I followed Bill to the lab for a blood draw and sat in the waiting room reading an well-worn issue of Sunset while he had a chest x-ray. I found a couple of good recipes and thought about donating the stacks of old magazines Bill has stored in his office.
We left the clinic and went to the co-op for a late lunch. Over kale salad and sweet potato fritters, we talked about illness and death. What if? How would we care for each other? How would we cope? I remember feeling so grateful for the intimacy: an intimacy made sweeter by the reminder that the future is not a guarantee.

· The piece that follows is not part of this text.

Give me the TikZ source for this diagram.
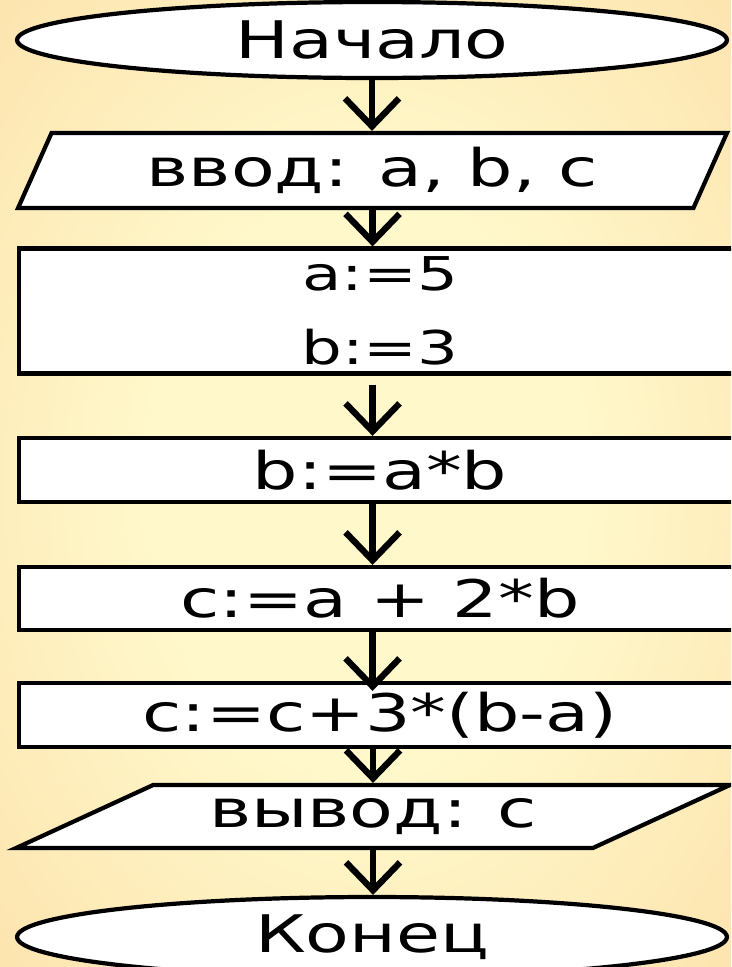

The phone rang while we were putting away the groceries from the co-op. It was the doctor. I handed the phone to Bill and opened the pantry door to shelve the rice noodles and the Tangerine Orange Zinger tea. I felt surprising detached as I listened to Bill's end of the conversation, although a winced just a little when I heard him ask: "Is it painful?"
He got off the phone and relayed the conversation to me, in much the same way the pretty young anchor people report the news. The results from the tests were back already. There was a cause for concern. The doctor was ordering more tests. He had to be at the hospital tomorrow at 11:45.
I remained calm and detached throughout this whole course of events. I didn't allow myself to catastrophize. Each time my mind tried to hurl me into some imagined catastrophic future, I refused to go. I took a deep breath and stayed grounded in the present: the place where Bill and I are together in our home. It is a safe place.
I was doing so well. I started to feel rather smug about my spiritual progress. Here I was faced with a potential crisis and I was at peace. I was a frickin Buddha. I sat down at my desk to check my email. There was a message from a friend full of simple kindnesses. Suddenly my face was wet with tears.
Almost immediately I had a name for the place these tears came from. I thought: pain-body. It is a term coined by Eckhart Tolle to refer to the pain we carry with us: unresolved grief associated with past events. The events of the day had reawakened in me the pain body that is linked to past abandonment.
There is only one way to deal with the pain body. You have to name it, honor it, nurture it, invite it to tea. Like a baby, it needs to held and rocked and sung to.